Books

A true story about an undergrad who bluffed his way into Harvard

Con artist faked his way into the Ivy League

Darren McCollester/GETTY IMAGES

By the time he reached his senior year at Harvard, Adam Wheeler had won the top undergraduate essay prize, an award for the best essay on Shakespeare and a grant for summer study at Oxford. He accomplished this through diligent research, ingenuity and a skill they don’t teach in college: adapting others’ work to pass off as your own.

Zauzmer, now a senior herself, started covering Wheeler’s story for the Harvard Crimson when word got out, in May 2010, that he’d plagiarized his applications for Rhodes and Fulbright scholarships. Here, she traces the breadth and depth of his fraud, which started with his successful application, as a Delaware high school student, to Bowdoin College in Maine. She details how he transferred to Harvard by meticulously forging transcripts and SAT score reports, doctoring letters of recommendation and creatively reupholstering his resumé. From there, he derived his much-lauded essays from the more obscure publications of experts.

In the end, he veered too close to home by recycling the words of star Harvard professor Stephen Greenblatt; one can’t fault Wheeler for lacking chutzpah. In fact, it’s possible to admire his devious resourcefulness, although he remains a cipher, never having submitted to interviews. Zauzmer uses her own college credentials to paint the other side of the picture, giving us access to the officers and professors Wheeler duped.
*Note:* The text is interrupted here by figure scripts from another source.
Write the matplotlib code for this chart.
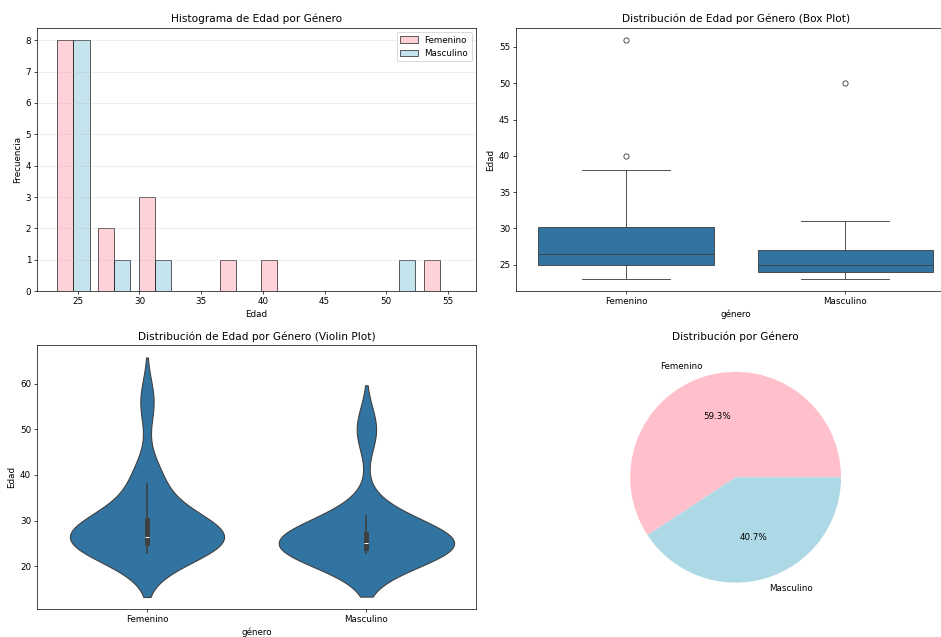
import matplotlib
matplotlib.use("Agg")
import matplotlib.pyplot as plt
import numpy as np
import pandas as pd
import seaborn as sns

# Ages per gender
edad_femenino = [23, 24, 25, 25, 25, 25, 26, 26, 27, 28, 30, 30, 31, 38, 40, 56]
edad_masculino = [23, 23, 24, 24, 25, 25, 25, 26, 28, 31, 50]
generos = ["Femenino", "Masculino"]
colores = ["pink", "lightblue"]

df = pd.DataFrame({
    "género": ["Femenino"] * len(edad_femenino) + ["Masculino"] * len(edad_masculino),
    "Edad": edad_femenino + edad_masculino,
})

DPI = 941 / 15
fig, axes = plt.subplots(2, 2, figsize=(15, 637 / DPI), dpi=DPI)
fig.subplots_adjust(left=0.0396, right=1.0149, top=0.9565, bottom=0.044,
                    wspace=0.0913, hspace=0.206)

# Histogram
ax = axes[0, 0]
ax.hist([edad_femenino, edad_masculino], bins=10, label=generos,
        color=colores, alpha=0.7, edgecolor="black")
ax.set_title("Histograma de Edad por Género")
ax.set_xlabel("Edad")
ax.set_ylabel("Frecuencia")
ax.legend()
ax.grid(axis="y", alpha=0.3)

# Box plot
ax = axes[0, 1]
sns.boxplot(x="género", y="Edad", data=df, ax=ax)
ax.set_title("Distribución de Edad por Género (Box Plot)")

# Violin plot
ax = axes[1, 0]
sns.violinplot(x="género", y="Edad", data=df, ax=ax)
ax.set_title("Distribución de Edad por Género (Violin Plot)")

# Pie chart
ax = axes[1, 1]
conteos = df["género"].value_counts()
ax.pie(conteos.values, labels=conteos.index, autopct="%1.1f%%", colors=colores)
ax.set_title("Distribución por Género")

fig.savefig("out.png", dpi=DPI)
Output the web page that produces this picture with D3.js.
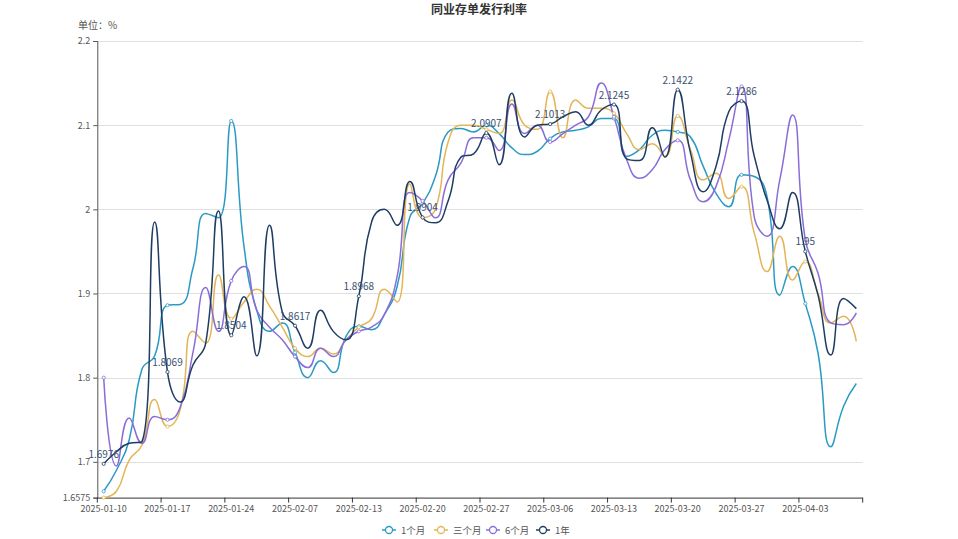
<!DOCTYPE html>
<html><head><meta charset="utf-8">
<script src="https://cdn.jsdelivr.net/npm/d3@7/dist/d3.min.js"></script>
<style>body{margin:0;background:#fff;} svg{display:block;font-family:"Noto Sans CJK SC","Noto Sans",sans-serif;}</style>
</head><body><svg id="c" width="958" height="539"></svg>
<script>
const dates = ["2025-01-10","2025-01-13","2025-01-14","2025-01-15","2025-01-16","2025-01-17","2025-01-20","2025-01-21","2025-01-22","2025-01-23","2025-01-24","2025-01-26","2025-01-27","2025-02-05","2025-02-06","2025-02-07","2025-02-08","2025-02-10","2025-02-11","2025-02-12","2025-02-13","2025-02-14","2025-02-17","2025-02-18","2025-02-19","2025-02-20","2025-02-21","2025-02-24","2025-02-25","2025-02-26","2025-02-27","2025-02-28","2025-03-03","2025-03-04","2025-03-05","2025-03-06","2025-03-07","2025-03-10","2025-03-11","2025-03-12","2025-03-13","2025-03-14","2025-03-17","2025-03-18","2025-03-19","2025-03-20","2025-03-21","2025-03-24","2025-03-25","2025-03-26","2025-03-27","2025-03-28","2025-03-31","2025-04-01","2025-04-02","2025-04-03","2025-04-07","2025-04-08","2025-04-09","2025-04-10"];
const seriesNames = ["1个月","三个月","6个月","1年"];
const m1 = [1.665,1.69,1.726,1.81,1.826,1.886,1.887,1.93,1.995,1.99,2.105,1.956,1.88,1.855,1.865,1.83,1.80,1.82,1.806,1.849,1.861,1.857,1.875,1.908,1.991,2.007,2.039,2.092,2.096,2.092,2.10,2.09,2.073,2.065,2.069,2.084,2.092,2.094,2.098,2.108,2.108,2.063,2.071,2.088,2.094,2.092,2.086,2.051,2.019,2.003,2.041,2.039,2.015,1.898,1.932,1.888,1.829,1.718,1.766,1.793];
const m3 = [1.6575,1.665,1.702,1.72,1.774,1.742,1.762,1.855,1.841,1.922,1.87,1.89,1.905,1.885,1.86,1.835,1.825,1.835,1.828,1.845,1.86,1.87,1.905,1.89,2.03,1.99,2.0,2.08,2.1,2.1,2.095,2.09,2.13,2.1,2.095,2.14,2.085,2.13,2.12,2.12,2.114,2.09,2.071,2.078,2.063,2.111,2.071,2.035,2.043,2.013,2.027,1.972,1.926,1.968,1.916,1.938,1.90,1.865,1.873,1.843];
const m6 = [1.80,1.695,1.752,1.722,1.754,1.75,1.765,1.83,1.907,1.855,1.915,1.932,1.88,1.86,1.845,1.825,1.812,1.835,1.825,1.845,1.855,1.86,1.875,1.92,2.02,2.01,1.99,2.035,2.055,2.085,2.085,2.07,2.125,2.09,2.1,2.08,2.09,2.1,2.11,2.15,2.11,2.059,2.037,2.047,2.071,2.082,2.035,2.009,2.027,2.082,2.146,1.991,1.968,2.035,2.112,1.964,1.924,1.865,1.863,1.877];
const y1 = [1.6976,1.712,1.722,1.724,1.985,1.8069,1.771,1.815,1.841,1.998,1.8504,1.896,1.826,1.981,1.878,1.8617,1.835,1.88,1.855,1.845,1.8968,1.985,2.0,1.981,2.033,1.9904,1.984,2.01,2.062,2.066,2.0907,2.053,2.138,2.086,2.1,2.1013,2.11,2.116,2.1,2.118,2.1245,2.06,2.058,2.097,2.062,2.1422,2.067,2.021,2.051,2.116,2.1286,2.063,2.011,1.977,2.02,1.95,1.898,1.827,1.894,1.882];
const yTicks = [1.6575,1.7,1.8,1.9,2.0,2.1,2.2];
const colors = ["#2a9ac4","#e4b556","#8a6ed8","#1f3d63"];
const seriesData = [m1,m3,m6,y1];
const labelSeries = 3;
const interval = 5;

const W = 958, H = 539;
const grid = {left: 97.3, right: 862.7, top: 41, bottom: 497.6};
const svg = d3.select("#c");

const x = d3.scaleBand().domain(dates).range([grid.left, grid.right]).paddingInner(0).paddingOuter(0);
const y = d3.scaleLinear().domain([d3.min(yTicks), d3.max(yTicks)]).range([grid.bottom, grid.top]);
const cx = d => x(d) + x.bandwidth()/2;

svg.append("text").attr("x", W/2).attr("y", 14).attr("text-anchor","middle")
  .attr("font-size", 12).attr("font-weight","bold").attr("fill","#333").text("同业存单发行利率");
svg.append("text").attr("x", 78).attr("y", 29).attr("font-size", 10).attr("fill","#555").text("单位：%");

svg.append("g").selectAll("line").data(yTicks.filter(t=>t>d3.min(yTicks))).join("line")
  .attr("x1", grid.left).attr("x2", grid.right)
  .attr("y1", d=>Math.round(y(d))+0.5).attr("y2", d=>Math.round(y(d))+0.5)
  .attr("stroke","#e0e0e0").attr("stroke-width",1);

const yAxis = d3.axisLeft(y).tickValues(yTicks).tickSize(4).tickPadding(3).tickFormat(d=>String(+d.toFixed(4)));
const gy = svg.append("g").attr("transform",`translate(${grid.left},0)`).call(yAxis);
gy.select(".domain").attr("stroke","#555");
gy.selectAll(".tick line").attr("stroke","#555");
gy.selectAll("text").attr("font-size",9).attr("fill","#555").attr("font-family","'Noto Sans CJK SC',sans-serif");

const tickDates = dates.filter((d,i)=>i%interval===0);
const gx = svg.append("g").attr("transform",`translate(0,${grid.bottom})`);
gx.append("line").attr("x1",grid.left).attr("x2",grid.right).attr("y1",0.5).attr("y2",0.5).attr("stroke","#333");
const bounds = tickDates.map(d=>x(d)).concat([grid.right]);
gx.selectAll("line.tk").data(bounds).join("line").attr("class","tk")
  .attr("x1",d=>d).attr("x2",d=>d).attr("y1",0).attr("y2",5).attr("stroke","#333");
gx.selectAll("text").data(tickDates).join("text")
  .attr("x", d=>cx(d)).attr("y", 14).attr("text-anchor","middle")
  .attr("font-size",9).attr("fill","#555").text(d=>d);

function smoothPath(pts, smooth) {
  const p = d3.path();
  let prevX, prevY, cpx0, cpy0;
  for (let k = 0; k < pts.length; k++) {
    const [x0, y0] = pts[k];
    if (k === 0) { p.moveTo(x0, y0); cpx0 = x0; cpy0 = y0; }
    else {
      let cpx1, cpy1, nextCpx0, nextCpy0;
      if (k === pts.length - 1) { cpx1 = x0; cpy1 = y0; nextCpx0 = x0; nextCpy0 = y0; }
      else {
        const [nx, ny] = pts[k+1];
        let vx = nx - prevX, vy = ny - prevY;
        const dx0 = x0 - prevX, dx1 = nx - x0, dy0 = y0 - prevY, dy1 = ny - y0;
        const lp = Math.sqrt(dx0*dx0 + dy0*dy0), ln = Math.sqrt(dx1*dx1 + dy1*dy1);
        const r = ln / (ln + lp);
        nextCpx0 = x0 + vx * smooth * r; nextCpy0 = y0 + vy * smooth * r;
        nextCpx0 = Math.min(nextCpx0, Math.max(nx, x0)); nextCpy0 = Math.min(nextCpy0, Math.max(ny, y0));
        nextCpx0 = Math.max(nextCpx0, Math.min(nx, x0)); nextCpy0 = Math.max(nextCpy0, Math.min(ny, y0));
        vx = nextCpx0 - x0; vy = nextCpy0 - y0;
        cpx1 = x0 - vx * lp / ln; cpy1 = y0 - vy * lp / ln;
        cpx1 = Math.min(cpx1, Math.max(prevX, x0)); cpy1 = Math.min(cpy1, Math.max(prevY, y0));
        cpx1 = Math.max(cpx1, Math.min(prevX, x0)); cpy1 = Math.max(cpy1, Math.min(prevY, y0));
        vx = x0 - cpx1; vy = y0 - cpy1;
        nextCpx0 = x0 + vx * ln / lp; nextCpy0 = y0 + vy * ln / lp;
      }
      p.bezierCurveTo(cpx0, cpy0, cpx1, cpy1, x0, y0);
      cpx0 = nextCpx0; cpy0 = nextCpy0;
    }
    prevX = x0; prevY = y0;
  }
  return p.toString();
}

const plot = svg.append("g");
seriesData.forEach((vals, s) => {
  const pts = vals.map((v,i)=>[cx(dates[i]), y(v)]);
  plot.append("path").attr("d", smoothPath(pts, 0.5)).attr("fill","none")
    .attr("stroke", colors[s]).attr("stroke-width", 1.5);
});
seriesData.forEach((vals, s) => {
  const idx = d3.range(0, vals.length, interval);
  plot.append("g").selectAll("circle").data(idx).join("circle")
    .attr("cx", i=>cx(dates[i])).attr("cy", i=>y(vals[i])).attr("r", 1.6)
    .attr("fill","#fff").attr("stroke", colors[s]).attr("stroke-width",0.8);
  if (s === labelSeries) {
    plot.append("g").selectAll("text").data(idx).join("text")
      .attr("x", i=>cx(dates[i])).attr("y", i=>y(vals[i]) - 6).attr("text-anchor","middle")
      .attr("font-size",10).attr("fill", "#3a5272").text(i=>vals[i]);
  }
});

const lg = svg.append("g");
const legendX = [382, 434, 486, 536];
seriesNames.forEach((n, s) => {
  const g = lg.append("g").attr("transform", `translate(${legendX[s]},530)`);
  g.append("line").attr("x1",0).attr("x2",14).attr("y1",0).attr("y2",0).attr("stroke",colors[s]).attr("stroke-width",1.5);
  g.append("circle").attr("cx",7).attr("cy",0).attr("r",3.5).attr("fill","#fff").attr("stroke",colors[s]).attr("stroke-width",1.3);
  g.append("text").attr("x",19).attr("y",3.5).attr("font-size",9.5).attr("fill","#555").text(n);
});
</script>
</body></html>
The book’s most compelling chapter describes Harvard’s manic admissions office, with its “makeshift shrine to the kookiest submissions of all time,” and explains how Wheeler’s elaborately fictionalized application passed muster where less ambitious fakes are routinely caught.

Zauzmer thoroughly unravels Wheeler’s deceptions, doing the work her university no doubt wishes it had done earlier. This book leaves us with a powerful sense of irony: in an age where information is easier to obtain than ever, authoritative-sounding bluster often passes as the truth, and even the most prestigious institutes of higher learning are vulnerable. It also suggests that if you’re trying to bamboozle big thinkers, it’s best to make your bluffs big too.